Every business will suffer from an incident in one form or another through the life of the business, it doesn’t haven’t to be specific to IT. How you identify, manage and recover from the incident is what is important. You need to ensure that you learn from the incident, that you perform reviews and fix the issues that are causing your incident, otherwise business reputation and cost impact (amongst others) will play an important part, which if unlucky could be the final nail in the coffin for the business. For example, having ISO 27001 in place, will help with a lot with incident management.
Laying the foundations
Before you can start dealing with an incident within any business, you first need to establish what an incident will be and who will be involved within the incident team. Depending upon the size of the business, this may be a single go to person (not ideal but sometimes unavoidable), or it may be the department heads of multiple teams.
Once you have your team in place, you then need to elect someone who will manage the incident team. The incident manager can determine whether an incident is classified as a specific severity rating, such as P1, P2, P3 etc., this can be achieved through having an agreed pre-defined definition for comparison. ITIL recommends using three criteria:
- Urgency: Effect on important business deadlines
- Impact: Impact to the business’s finances, reputation and viability
- Severity: Impact to end users, including employees and customers
Once you have the definition defined, you should share it with everyone who will be involved with an incident, for software / IT companies, this could be your operations, development, QA and customer support teams. To ensure that everyone is up to speed, the business should run through table top exercises to ensure that everyone is trained up and experienced in what they should expect, when an incident happens.
When the unfortunate happens, the business needs to keep everyone informed, this should be handled via the incident response team and should go through a pre-defined process or triage and fix. Having people running around like headless chickens trying to resolve the problem without communication and letting anyone know what’s going on can only make things worse, especially in larger teams.
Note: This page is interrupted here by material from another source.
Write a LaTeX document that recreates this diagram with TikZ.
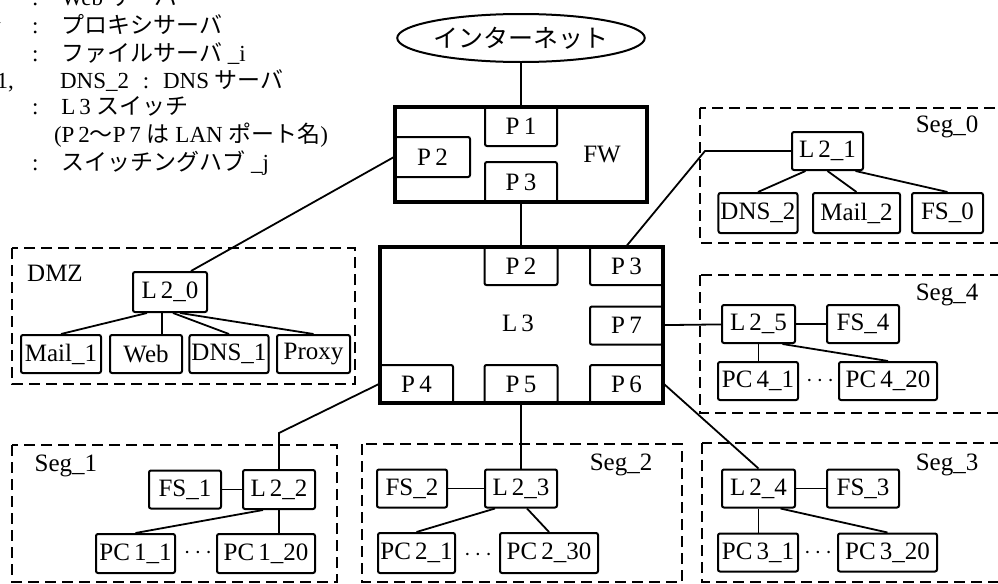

Communication and notification during an incident is crucial.
Utilising notification systems such as https://www.statuspage.io/ and https://status.io/ can help your business keep people in the know and open that door to transparency about platform issues. Whether these are used internally, or externally or both, can help everyone ensuring that the business is performing against their SLA’s.
Allowing people to have the ability to view your availability metrics in real time, helps the business ensure that they are working on reliability and availability.
However, simply having notifications in place, doesn’t help if you are not going to go 100% into the process. For example, if you setup a status page and only update it if the whole system is down after 30 minutes of outage will help no one. You should look at ensuring it is kept up to date (through API’s if possible) and allow the business to be as transparent as possible.
How you handle and keep people informed during an incident can be crucial, hiding an incident from customers, suppliers and even internal staff, could open a can of worms. In the worst cases, hiding an incident could end up like what happened to Uber: http://www.bbc.co.uk/news/technology-42075306, although this is the extreme.
Being transparent during incidents will not only help you reduce the number of customer support calls, as your customers can see your having issues, but it can also help ensure that damage to your business reputation is limited.
Incident management and transparency is only the beginning, ensuring you have a robust incident response plan in place, and ensuring that the business and team perform retrospectives and tasks in place to ensure that any repeating incidents are resolved is key. However, this is sometimes difficult to achieve if there is no buy in from the business leaders.
I hope this post has helped you think about how your business operations and manages its own incident plans.